BSD vs. SVR4 typehead flush after tty mode change
Guy Harris
guy at auspex.auspex.com
Sun Oct 14 07:34:37 AEST 1990
>The fix:
OK, now *after* you've applied the fix, try the following:
Fire up the (S5R4) C shell.
Turn on filename completion ("set filec").
Do:
stty -icanon min 1 time 0; sleep 10;
stty icanon eof <whatever> eol <whatever>
and type "cat /etc/m" after hitting <RETURN> after the preceding
command line
If you get bizarre behavior from the C shell - for example, a listing of
all files in "/etc" whose names begin with "m", or worse - you have just
discovered why I put that flush into the SunOS 4.0 "tty_ldterm.c" (which
is why it's in the S5R4 "ldterm.c", it being derived from the SunOS
"tty_ldterm.c").
If you don't, I suspect "ldterm" has been changed to 1) request M_READ
notification and 2) *NOT* to send anything upstream until it's asked for
by an M_READ. If so, this raises the question of how "poll()" can
figure out there's stuff to be read if it's not at the stream head....
The problem is that, in non-canonical mode, input is sent upstream in
streams messages in such a fashion that the boundaries between messages
aren't relevant, so that stuff gets upstream without waiting for an NL.
The stream head is running in "byte stream" mode, so the stream head
doesn't care about the boundaries between messages in any case.
In *canonical* mode, there is one line per stream head (where a "line"
is terminated by an NL, or by the EOF character, or by either of the two
"alternate end-of-line" characters), and the stream head is in
message-nondiscard mode. This is necessary in order to implement
standard UNIX cooked-mode tty semantics, i.e. in order to have a
"read()" return at most one line.
Unfortunately, if, say, the tty were in non-canonical mode (with, say,
MIN 1 and TIME 0), and you typed "cat /etc/m", this would probably get sent
upstream as several streams messages, one with "c", one with "a", one
with "t", etc.. When the tty is switched to canonical mode, and thus the
stream head is switched to message-nondiscard mode, some process doing a
"read()" will then have the "read()" succeed, returning one character -
the "c".
This looks to that program as if the user had typed "a" followed by the
EOF character. The C shell, with filename completion set, will, at the
appropriate time, respond appropriately to this - i.e., it'll give a
listing of the possible completions of the string.

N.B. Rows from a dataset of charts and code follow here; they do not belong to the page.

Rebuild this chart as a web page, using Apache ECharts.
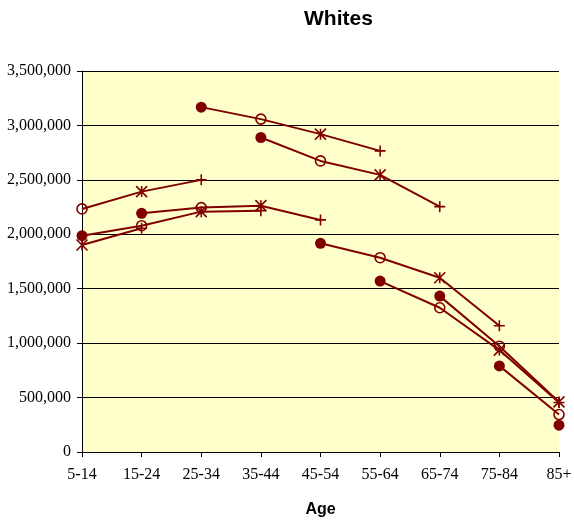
<!DOCTYPE html>
<html>
<head>
<meta charset="utf-8">
<script src="https://cdn.jsdelivr.net/npm/echarts@6/dist/echarts.min.js"></script>
<style>
  html, body { margin: 0; padding: 0; background: #ffffff; }
  #chart { width: 574px; height: 523px; }
</style>
</head>
<body>
<div id="chart"></div>
<script>
// Age groups along the horizontal axis
const ageGroups = ['5-14', '15-24', '25-34', '35-44', '45-54', '55-64', '65-74', '75-84', '85+'];

// Population by age group, one array per census round (oldest first)
const round1 = [1987000, 2193000, 3168000, 2889000, 1917000, 1570000, 1432000, 791000, 246000];
const round2 = [2233000, 2079000, 2245000, 3058000, 2674000, 1785000, 1325000, 972000, 344000];
const round3 = [1902000, 2392000, 2208000, 2263000, 2920000, 2546000, 1601000, 936000, 460000];
const round4 = [null, 2055000, 2500000, 2217000, 2132000, 2766000, 2254000, 1160000, 455000];

// Y axis ticks
const yTicks = [0, 500000, 1000000, 1500000, 2000000, 2500000, 3000000, 3500000];

const rounds = [round1, round2, round3, round4];
const dark = '#800000';

// Marker styles per round: filled circle, open circle, star, plus
const markerStyles = [
  { symbol: 'circle', size: 11, fill: dark, border: 0 },
  { symbol: 'circle', size: 10, fill: 'rgba(0,0,0,0)', border: 1.6 },
  { symbol: 'path://M0,0L10,10M10,0L0,10M5,0L5,10', size: 11, fill: 'rgba(0,0,0,0)', border: 1.6 },
  { symbol: 'path://M5,0L5,10M0,5L10,5', size: 11, fill: 'rgba(0,0,0,0)', border: 1.6 }
];

// Cohort lines: follow each age group into the next group one round later
const cohortSeries = [];
for (let r = 0; r < rounds.length; r++) {
  for (let a = 0; a < ageGroups.length; a++) {
    if (r !== 0 && a !== 0) continue; // only start diagonals at an edge
    const pts = [];
    for (let j = 0; r + j < rounds.length && a + j < ageGroups.length; j++) {
      const v = rounds[r + j][a + j];
      if (v == null) continue;
      pts.push([a + j, v]);
    }
    if (pts.length >= 2) {
      cohortSeries.push({
        type: 'line',
        data: pts,
        symbol: 'none',
        lineStyle: { color: dark, width: 2 },
        z: 2,
        silent: true
      });
    }
  }
}

// Markers for every round
const markerSeries = rounds.map((vals, r) => ({
  type: 'scatter',
  data: vals.map((v, i) => [i, v]).filter(p => p[1] != null),
  symbol: markerStyles[r].symbol,
  symbolSize: markerStyles[r].size,
  itemStyle: {
    color: markerStyles[r].fill,
    borderColor: dark,
    borderWidth: markerStyles[r].border,
    opacity: 1
  },
  z: 3 + r,
  silent: true
}));

const chart = echarts.init(document.getElementById('chart'), null, { renderer: 'canvas' });
chart.setOption({
  animation: false,
  backgroundColor: '#ffffff',
  title: {
    text: 'Whites',
    left: 299,
    top: 4,
    textStyle: { fontFamily: 'Liberation Sans', fontWeight: 'bold', fontSize: 21, color: '#000' }
  },
  grid: {
    left: 82, right: 15, top: 71, bottom: 71,
    outerBoundsMode: 'none',
    containLabel: false,
    show: true, backgroundColor: '#ffffcc', borderWidth: 0
  },
  xAxis: {
    type: 'category',
    data: ageGroups,
    boundaryGap: false,
    name: 'Age',
    nameLocation: 'middle',
    nameGap: 50,
    nameTextStyle: { fontFamily: 'Liberation Sans', fontWeight: 'bold', fontSize: 16, color: '#000' },
    axisLine: { lineStyle: { color: '#000', width: 1 } },
    axisTick: { show: true, inside: false, length: 5, alignWithLabel: true, lineStyle: { color: '#000' } },
    axisLabel: { margin: 15, fontFamily: 'Liberation Serif', fontSize: 16, color: '#000' },
    splitLine: { show: false }
  },
  yAxis: {
    type: 'value',
    min: yTicks[0],
    max: yTicks[yTicks.length - 1],
    interval: yTicks[1] - yTicks[0],
    axisLine: { show: true, lineStyle: { color: '#000', width: 1 } },
    axisTick: { show: true, inside: false, length: 5, lineStyle: { color: '#000' } },
    axisLabel: {
      margin: 11,
      fontFamily: 'Liberation Serif', fontSize: 16, color: '#000',
      formatter: v => v.toLocaleString('en-US')
    },
    splitLine: { show: true, lineStyle: { color: '#000', width: 1 } }
  },
  series: cohortSeries.concat(markerSeries)
});
</script>
</body>
</html>
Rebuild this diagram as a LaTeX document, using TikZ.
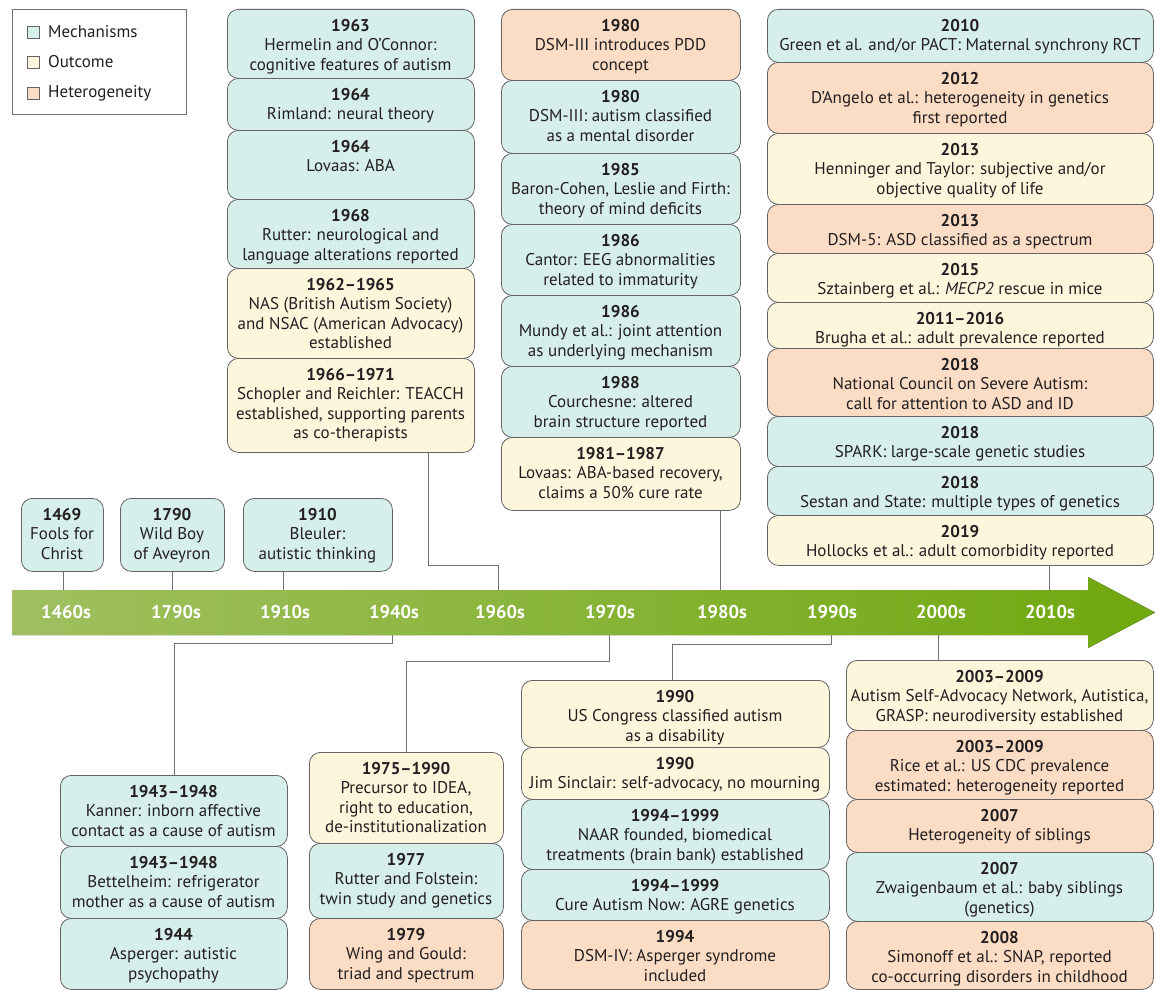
\documentclass[tikz,border=0pt]{standalone}
\usepackage{fontspec}
\setmainfont{PT Sans}
\usetikzlibrary{calc}
\definecolor{mechc}{HTML}{D6EFEB}
\definecolor{outc}{HTML}{FDF6DC}
\definecolor{hetc}{HTML}{FBDCC4}
\definecolor{edgec}{HTML}{646464}
\definecolor{linec}{HTML}{707070}
\definecolor{txtc}{HTML}{231F20}
\definecolor{barL}{HTML}{A0C060}
\definecolor{barR}{HTML}{70A80F}
\tikzset{
 evbox/.style={draw=edgec, line width=0.8pt, rounded corners=11pt, inner sep=0pt, anchor=north west},
 evtext/.style={text=txtc, align=center, inner sep=0pt, anchor=north, font=\fontsize{17}{19.5}\selectfont},
 conn/.style={draw=linec, line width=0.9pt},
 decade/.style={text=white, font=\fontsize{18.5}{20}\selectfont\bfseries, inner sep=0pt},
 legsq/.style={draw=edgec, line width=0.6pt, minimum width=12pt, minimum height=12pt, inner sep=0pt},
 legtext/.style={text=txtc, font=\fontsize{17}{19}\selectfont, anchor=west, inner sep=0pt},
}
\newcommand{\tlbox}[7]{%
 \node[evbox, fill=#2, minimum width={#5-#3}, minimum height={#6-#4}] (#1) at (#3,#4) {};
 \node[evtext] (#1t) at ({(#3+#5)/2},{#4+10}) {#7};
}
\begin{document}
\begin{tikzpicture}[x=1pt,y=-1pt]
\useasboundingbox (0,0) rectangle (1155,990);
% legend
\node[draw=linec, line width=0.7pt, minimum width=174pt, minimum height=105pt, anchor=north west, inner sep=0pt] (legend) at (12,9) {};
\node[legsq, fill=mechc] (lq1) at (33,32) {};
\node[legsq, fill=outc] (lq2) at (33,62) {};
\node[legsq, fill=hetc] (lq3) at (33,93) {};
\node[legtext] (lt1) at (48,32) {Mechanisms};
\node[legtext] (lt2) at (48,62) {Outcome};
\node[legtext] (lt3) at (48,93) {Heterogeneity};

% small boxes above bar
\tlbox{s1}{mechc}{21}{498}{103}{571}{\textbf{1469}\\Fools for\\Christ}
\tlbox{s2}{mechc}{120}{498}{224}{571}{\textbf{1790}\\Wild Boy\\of Aveyron}
\tlbox{s3}{mechc}{243}{498}{392}{571}{\textbf{1910}\\Bleuler:\\autistic thinking}

% top column 1
\tlbox{a1}{mechc}{227}{9}{474}{78}{\textbf{1963}\\Hermelin and O’Connor:\\cognitive features of autism}
\tlbox{a2}{mechc}{227}{78}{474}{130}{\textbf{1964}\\Rimland: neural theory}
\tlbox{a3}{mechc}{227}{130}{474}{199}{\textbf{1964}\\Lovaas: ABA}
\tlbox{a4}{mechc}{227}{199}{474}{268}{\textbf{1968}\\Rutter: neurological and\\language alterations reported}
\tlbox{a5}{outc}{227}{268}{474}{358}{\textbf{1962--1965}\\NAS (British Autism Society)\\and NSAC (American Advocacy)\\established}
\tlbox{a6}{outc}{227}{358}{474}{452}{\textbf{1966--1971}\\Schopler and Reichler: TEACCH\\established, supporting parents\\as co-therapists}

% top column 2
\tlbox{b1}{hetc}{501}{9}{740}{80}{\textbf{1980}\\DSM-III introduces PDD\\concept}
\tlbox{b2}{mechc}{501}{80}{740}{153}{\textbf{1980}\\DSM-III: autism classified\\as a mental disorder}
\tlbox{b3}{mechc}{501}{153}{740}{224}{\textbf{1985}\\Baron-Cohen, Leslie and Firth:\\theory of mind deficits}
\tlbox{b4}{mechc}{501}{224}{740}{295}{\textbf{1986}\\Cantor: EEG abnormalities\\related to immaturity}
\tlbox{b5}{mechc}{501}{295}{740}{366}{\textbf{1986}\\Mundy et al.: joint attention\\as underlying mechanism}
\tlbox{b6}{mechc}{501}{366}{740}{437}{\textbf{1988}\\Courchesne: altered\\brain structure reported}
\tlbox{b7}{outc}{501}{437}{740}{510}{\textbf{1981--1987}\\Lovaas: ABA-based recovery,\\claims a 50\% cure rate}

% top column 3
\tlbox{c1}{mechc}{767}{9}{1153}{62}{\textbf{2010}\\Green et al. and/or PACT: Maternal synchrony RCT}
\tlbox{c2}{hetc}{767}{62}{1153}{133}{\textbf{2012}\\D’Angelo et al.: heterogeneity in genetics\\first reported}
\tlbox{c3}{outc}{767}{133}{1153}{204}{\textbf{2013}\\Henninger and Taylor: subjective and/or\\objective quality of life}
\tlbox{c4}{hetc}{767}{204}{1153}{253}{\textbf{2013}\\DSM-5: ASD classified as a spectrum}
\tlbox{c5}{outc}{767}{253}{1153}{302}{\textbf{2015}\\Sztainberg et al.: \textit{MECP2} rescue in mice}
\tlbox{c6}{outc}{767}{302}{1153}{348}{\textbf{2011--2016}\\Brugha et al.: adult prevalence reported}
\tlbox{c7}{hetc}{767}{348}{1153}{416}{\textbf{2018}\\National Council on Severe Autism:\\call for attention to ASD and ID}
\tlbox{c8}{mechc}{767}{416}{1153}{466}{\textbf{2018}\\SPARK: large-scale genetic studies}
\tlbox{c9}{mechc}{767}{466}{1153}{515}{\textbf{2018}\\Sestan and State: multiple types of genetics}
\tlbox{c10}{outc}{767}{515}{1153}{565}{\textbf{2019}\\Hollocks et al.: adult comorbidity reported}

% bottom column A
\tlbox{p1}{mechc}{60}{775}{287}{846}{\textbf{1943--1948}\\Kanner: inborn affective\\contact as a cause of autism}
\tlbox{p2}{mechc}{60}{846}{287}{918}{\textbf{1943--1948}\\Bettelheim: refrigerator\\mother as a cause of autism}
\tlbox{p3}{mechc}{60}{918}{287}{989}{\textbf{1944}\\Asperger: autistic\\psychopathy}

% bottom column B
\tlbox{q1}{outc}{309}{752}{503}{843}{\textbf{1975--1990}\\Precursor to IDEA,\\right to education,\\de-institutionalization}
\tlbox{q2}{mechc}{309}{843}{503}{918}{\textbf{1977}\\Rutter and Folstein:\\twin study and genetics}
\tlbox{q3}{hetc}{309}{918}{503}{989}{\textbf{1979}\\Wing and Gould:\\triad and spectrum}

% bottom column C
\tlbox{r1}{outc}{521}{680}{829}{747}{\textbf{1990}\\US Congress classified autism\\as a disability}
\tlbox{r2}{outc}{521}{747}{829}{799}{\textbf{1990}\\Jim Sinclair: self-advocacy, no mourning}
\tlbox{r3}{mechc}{521}{799}{829}{869}{\textbf{1994--1999}\\NAAR founded, biomedical\\treatments (brain bank) established}
\tlbox{r4}{mechc}{521}{869}{829}{920}{\textbf{1994--1999}\\Cure Autism Now: AGRE genetics}
\tlbox{r5}{hetc}{521}{920}{829}{989}{\textbf{1994}\\DSM-IV: Asperger syndrome\\included}

% bottom column D
\tlbox{t1}{outc}{846}{660}{1153}{730}{\textbf{2003--2009}\\Autism Self-Advocacy Network, Autistica,\\GRASP: neurodiversity established}
\tlbox{t2}{hetc}{846}{730}{1153}{799}{\textbf{2003--2009}\\Rice et al.: US CDC prevalence\\estimated: heterogeneity reported}
\tlbox{t3}{hetc}{846}{799}{1153}{852}{\textbf{2007}\\Heterogeneity of siblings}
\tlbox{t4}{mechc}{846}{852}{1153}{921}{\textbf{2007}\\Zwaigenbaum et al.: baby siblings\\(genetics)}
\tlbox{t5}{hetc}{846}{921}{1153}{989}{\textbf{2008}\\Simonoff et al.: SNAP, reported\\co-occurring disorders in childhood}

% timeline bar
\fill[left color=barL, right color=barR] (12,590) -- (1088,590) -- (1088,577) -- (1155,612.5) -- (1088,648) -- (1088,635) -- (12,635) -- cycle;
\coordinate (bartop) at (0,590);
\coordinate (barbot) at (0,635);
\node[decade] (d1460) at (66,612) {1460s};
\node[decade] (d1790) at (176,612) {1790s};
\node[decade] (d1910) at (285,612) {1910s};
\node[decade] (d1940) at (394,612) {1940s};
\node[decade] (d1960) at (500,612) {1960s};
\node[decade] (d1970) at (610,612) {1970s};
\node[decade] (d1980) at (722,612) {1980s};
\node[decade] (d1990) at (832,612) {1990s};
\node[decade] (d2000) at (941,612) {2000s};
\node[decade] (d2010) at (1050,612) {2010s};

% connectors above
\coordinate (k1) at (63,0);
\coordinate (k2) at (172,0);
\coordinate (k3) at (283,0);
\draw[conn] (s1.south -| k1) -- (k1 |- bartop);
\draw[conn] (s2.south -| k2) -- (k2 |- bartop);
\draw[conn] (s3.south -| k3) -- (k3 |- bartop);
\coordinate (j1a) at (428,565);
\coordinate (j1b) at (498,565);
\draw[conn] (a6.south -| j1a) -- (j1a) -- (j1b) -- (j1b |- bartop);
\coordinate (j2) at (720,0);
\draw[conn] (b7.south -| j2) -- (j2 |- bartop);
\coordinate (j3) at (1049,0);
\draw[conn] (c10.south -| j3) -- (j3 |- bartop);

% connectors below
\coordinate (m1a) at (392,643);
\coordinate (m1b) at (174,643);
\draw[conn] (m1a |- barbot) -- (m1a) -- (m1b) -- (m1b |- p1.north);
\coordinate (m2a) at (609,661);
\coordinate (m2b) at (406,661);
\draw[conn] (m2a |- barbot) -- (m2a) -- (m2b) -- (m2b |- q1.north);
\coordinate (m3a) at (831,644);
\coordinate (m3b) at (672,644);
\draw[conn] (m3a |- barbot) -- (m3a) -- (m3b) -- (m3b |- r1.north);
\coordinate (m4) at (938,0);
\draw[conn] (m4 |- barbot) -- (m4 |- t1.north);
\end{tikzpicture}
\end{document}
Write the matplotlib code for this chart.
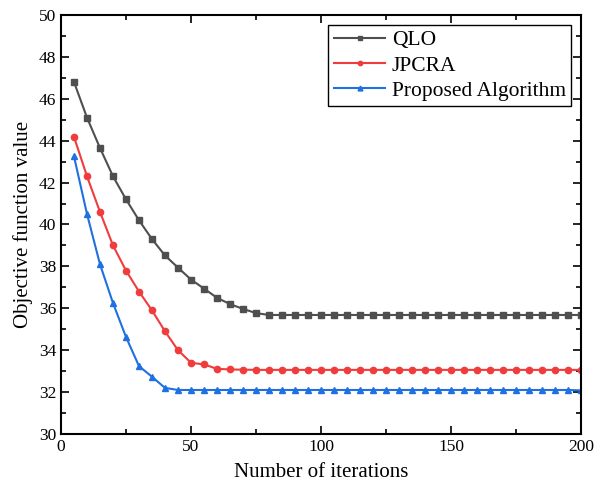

Now, as indicated, one possible fix would be to have "ldterm" never send
anything upstream until it knows (or, at least, has a good guess about)
whether what it's sending upstream is to be read in canonical or
non-canonical mode.
Unfortunately, as indicated, this makes life more difficult for
"poll()", as it can no longer simply check out the stream head to see
whether a "read()" on a file descriptor will block or not; it has to
send a notification downstream to ask whether anybody below the stream
head is withholding any data pending an M_READ message.